For clarity's sake, I'll just use pure assembly and assume that...

  • char_array is a 32-bit pointer at [ebp+8].
  • array_size is a two's complement 32-bit number at [ebp+12].
  • For your platform (it is this way for most anyway), char's encoding is ASCII.

You should be able to deduce this yourself into inline assembly. Now, if you look at the table everyone is supposed to remember but barely anyone does, you'll notice some important details...

  • Uppercase letters A through Z map into codes 0x41 through 0x5A, respectively.
  • Lowercase letters a through z map into codes 0x61 through 0x7A, respectively.
  • Everything else is not a letter, and thus need no case conversion.
  • If you look at the binary representation of the upper and lowercase letter ranges, you'll notice that they are exactly the same, with the sole exception that uppercase letters have bit 6 cleared, and lowercase ones have it set.

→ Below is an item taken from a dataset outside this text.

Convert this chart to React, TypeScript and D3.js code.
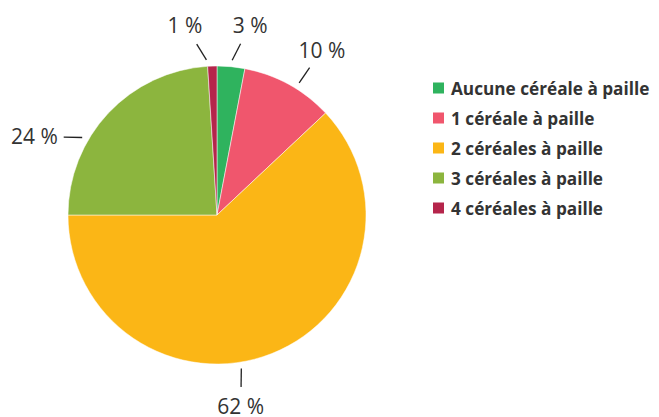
import { useEffect, useRef } from "react";
import * as d3 from "d3";

// Répartition des exploitations selon le nombre de céréales à paille
const categories = [
  "Aucune céréale à paille",
  "1 céréale à paille",
  "2 céréales à paille",
  "3 céréales à paille",
  "4 céréales à paille",
];
const shares = [3, 10, 62, 24, 1];
const labels = ["3 %", "10 %", "62 %", "24 %", "1 %"];
const colors = ["#2fb35e", "#f0566d", "#fbb616", "#8cb53e", "#b5254b"];

const App = () => {
  const svgRef = useRef<SVGSVGElement>(null);

  useEffect(() => {
    document.body.style.margin = "0";

    const width = 659;
    const height = 417;
    const cx = 217;
    const cy = 215;
    const r = 149;

    d3.select(svgRef.current).selectAll("*").remove();

    const svg = d3
      .select(svgRef.current)
      .attr("width", width)
      .attr("height", height)
      .style("display", "block")
      .style("font-family", "'Open Sans', sans-serif");

    const g = svg.append("g").attr("transform", `translate(${cx},${cy})`);

    const pie = d3
      .pie<number>()
      .sort(null)
      .value((d) => d);
    const arcs = pie(shares);

    const arc = d3.arc<d3.PieArcDatum<number>>().innerRadius(0).outerRadius(r);

    // Slices
    g.selectAll("path.slice")
      .data(arcs)
      .enter()
      .append("path")
      .attr("class", "slice")
      .attr("d", arc)
      .attr("fill", (_, i) => colors[i])
      .attr("stroke", "#fff")
      .attr("stroke-width", 0.5);

    // label placement tweaks (degrees), like the original layout
    const anchorShift = [0.2, 3.1, 12.6, -13.3, -2.1];
    const labelShift = [4.3, 0.5, 1.9, -6.6, -5.7];

    const polar = (rad: number, deg: number): [number, number] => {
      const a = (deg * Math.PI) / 180;
      return [Math.sin(a) * rad, -Math.cos(a) * rad];
    };

    arcs.forEach((d, i) => {
      const mid = (((d.startAngle + d.endAngle) / 2) * 180) / Math.PI;
      const anchor = mid + anchorShift[i];
      const labelAngle = anchor + labelShift[i];
      // wider gap where the label sits beside the pie
      const gap = 42.5 + 8 * Math.abs(Math.sin((labelAngle * Math.PI) / 180));
      const labelPos = polar(r + gap, labelAngle);
      const start = polar(r + 6.5, anchor);
      const dx = labelPos[0] - start[0];
      const dy = labelPos[1] - start[1];
      const len = Math.sqrt(dx * dx + dy * dy);
      const tick = 18.5;

      g.append("line")
        .attr("x1", start[0])
        .attr("y1", start[1])
        .attr("x2", start[0] + (dx / len) * tick)
        .attr("y2", start[1] + (dy / len) * tick)
        .attr("stroke", "#222")
        .attr("stroke-width", 1.3);

      g.append("text")
        .attr("x", labelPos[0])
        .attr("y", labelPos[1])
        .attr("text-anchor", "middle")
        .attr("dominant-baseline", "central")
        .attr("font-size", 21)
        .attr("fill", "#333")
        .text(labels[i]);
    });

    // Legend
    const legendY = d3
      .scaleBand()
      .domain(categories)
      .range([73, 223]);

    const legend = svg
      .append("g")
      .selectAll("g")
      .data(categories)
      .enter()
      .append("g")
      .attr(
        "transform",
        (d) => `translate(433, ${(legendY(d) ?? 0) + legendY.bandwidth() / 2})`
      );

    legend
      .append("rect")
      .attr("x", 0)
      .attr("y", -5.5)
      .attr("width", 11)
      .attr("height", 11)
      .attr("fill", (_, i) => colors[i]);

    legend
      .append("text")
      .attr("x", 18)
      .attr("y", 0)
      .attr("dominant-baseline", "central")
      .attr("font-size", 17.2)
      .attr("font-weight", 700)
      .attr("fill", "#333")
      .text((d) => d);
  }, []);

  return <svg ref={svgRef}></svg>;
};

export default App;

As a result, the algorithm would be...

while array_size != 0
    byte = *char_array
    if byte >= 0x41 and byte <= 0x5A
        *char_array |= 0x20 // Turn it lowercase
    else if byte >= 0x61 and byte <= 0x7A
        *char_array &= 0xDF // Turn it uppercase
    array_size -= 1
    char_array += 1

Now, let's translate this into assembly...

mov eax, [ebp+8]      # char *eax = char_array
mov ecx, [ebp+12]     # int ecx = array_size

.loop:
    or ecx, ecx       # Compare ecx against itself
    jz .end_loop      # If ecx (array_size) is zero, we're done
    mov dl, [eax]     # Otherwise, store the byte at *eax (*char_array) into `char dl`
    cmp dl, 'A'       # Compare dl (*char_array) against 'A' (lower bound of uppercase letters)
    jb .continue      # If dl` (*char_array) is lesser than `A`, continue the loop
    cmp dl, 'Z'       # Compare dl (*char_array) against 'Z' (upper bound of uppercase letters)
    jbe .is_uppercase # If dl (*char_array) is lesser or equal to 'Z', then jump to .is_uppercase
    cmp dl, 'a'       # Compare dl (*char_array) against 'a' (lower bound of lowercase letters)
    jb .continue      # If dl (*char_array) is lesser than 'a', continue the loop
    cmp dl, 'z'       # Compare dl (*char_array) against 'z' (upper bound of lowercase letters)
    jbe .is_lowercase # If dl (*char_array) is lesser or equal to 'z', then jump to .is_lowercase
    jmp .continue     # All tests failed, so continue the loop

    .is_uppercase:
        or dl, 20h    # Set the 6th bit
        mov [eax], dl # Send the byte back to where it came from
        jmp .continue # Continue the loop

    .is_lowercase:
        and dl, DFh   # Clear the 6th bit
        mov [eax], dl # Send the byte back to where it came from
        jmp .continue # Continue the loop

    .continue:
        inc eax       # Increment `eax` (`char_array`), much of like a pointer increment
        dec ecx       # Decrement `ecx` (`array_size`), so as to match the previous pointer increment
        jmp .loop     # Continue

.end_loop:

Once code reaches .end_loop, you're done.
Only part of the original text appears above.